Oppositie Wit-Rusland hangt in de touwen
MINSK (ANP) – „Helaas kunnen we elkaar niet ontmoeten in Wit-Rusland. Onze mensen zitten in de gevangenis of in het buitenland.” Het is het antwoord via een mail van de Wit-Russische oppositiebeweging Charter ‘97 op het verzoek om een interview. Dan de Wit-Russische oppositiebeweging Europees Wit-Rusland: „U kunt coördinator Maksim Vinjarski ontmoeten.” Drie dagen later: „Helaas, Vinjarski is gearresteerd en veroordeeld tot 15 dagen cel, maar u kunt Pavel Joechnevitsj ontmoeten.”
De antwoorden zijn het gevolg van de jacht op de Wit-Russische oppositie. Die begon bijna zes maanden geleden op 19 december, de dag van de Wit-Russische presidentsverkiezingen. In een café in het centrum van de hoofdstad Minsk denkt activist Joechnevitsj (27) er met huiver aan terug. „Wat toen is gebeurd, is vreselijk.”
Die dag kreeg de oppositie een dreun. President Alexander Loekasjenko, sinds 1994 aan de macht, won met bijna 80 procent van de stemmen. Een verkiezingszege bereikt met fraude, meenden de tegenstanders van Loekasjenko. Daarom togen ze op de avond van de uitslag naar het Oktoberplein, in het centrum van Minsk, om te protesteren tegen de uitslag. Het protest mondde uit in rellen tussen de oppositie en de politie. Zeshonderd oppositieleden, inclusief zeven presidentskandidaten, werden opgepakt.
In de dagen daarna volgde de ene arrestatie na de andere van mensen die op 19 december hadden geprotesteerd. Onder hen Joechnevitsj. Hij zat tien dagen vast. Hij zegt het terwijl hij flauwtjes lacht naar het gebouw schuin achter hem: het hoofdkantoor van de KGB, de Wit-Russische geheime dienst.

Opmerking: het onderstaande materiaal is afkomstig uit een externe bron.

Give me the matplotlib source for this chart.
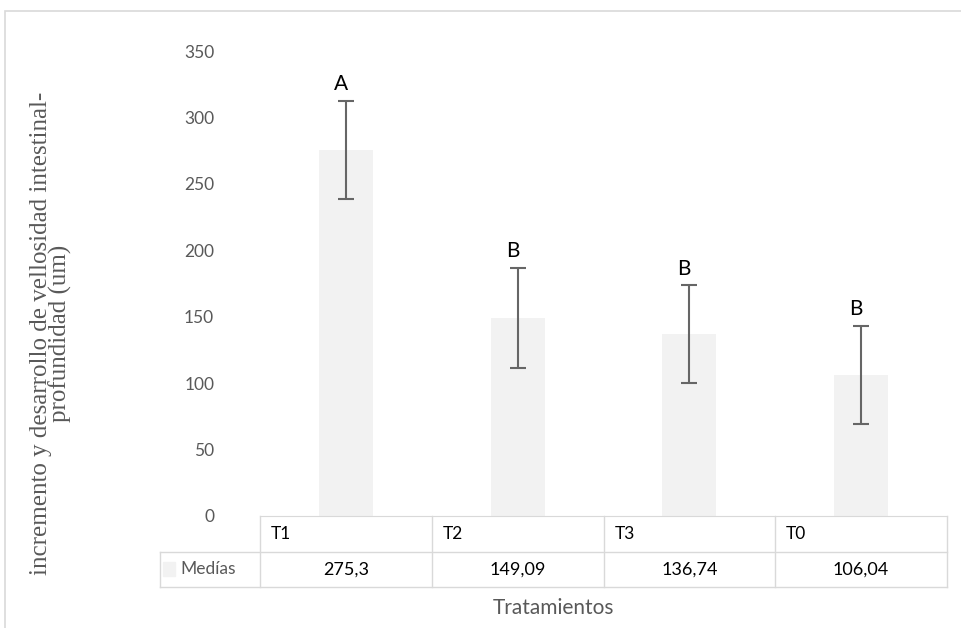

Zes maanden na de verkiezingen dwaalt de oppositie verloren rond. Een aantal opgepakte presidentskandidaten, waaronder Loekasjenko’s grootste rivaal Andrej Sannikov, zijn veroordeeld tot celstraffen, die oplopen tot zes jaar wegens het organiseren van massaprotesten. De opgejaagde achterban, belangrijk voor het organiseren van acties, het maken van kranten en het bijhouden van websites, is geminimaliseerd. Een groot deel zit in de gevangenis of is gevlucht naar het buitenland.
„We missen symbolen. Een gezicht”, zegt Igor Drako (37) in een koffiehuis in Minsk. Hij zat in het campagneteam van presidentskandidaat Alec Michalevitsj, die na te zijn vrijgelaten uit de gevangenis naar het buitenland is gevlucht. Verder dan acties, waarbij posters van gevangen oppositieleden op muren worden gehangen, komt Joechnevitsj niet. Hij betreurt het gebrek aan daadkracht. „We kunnen niet veel doen. We zijn met weinig.”
Nooit zag de oppositie deze repressie aankomen. „Niemand had dit verwacht”, zegt Drako. „Vroeger werd weleens een oppositieleider opgepakt. Maar dan ging het om een of twee personen. Niet zeven tegelijkertijd.”
De harde aanpak komt voort uit de lessen die Loekasjenko heeft geleerd van eerdere revoluties in Georgië en Oekraïne, meent de Wit-Russische politiek analist Andrej Ljachovitsj. „Loekasjenko heeft de rellen aangegrepen om toe te slaan. Hij heeft duidelijk willen maken dat in Wit-Rusland geen revolutie komt. Nu hangt de oppositie als een bokser in de touwen.”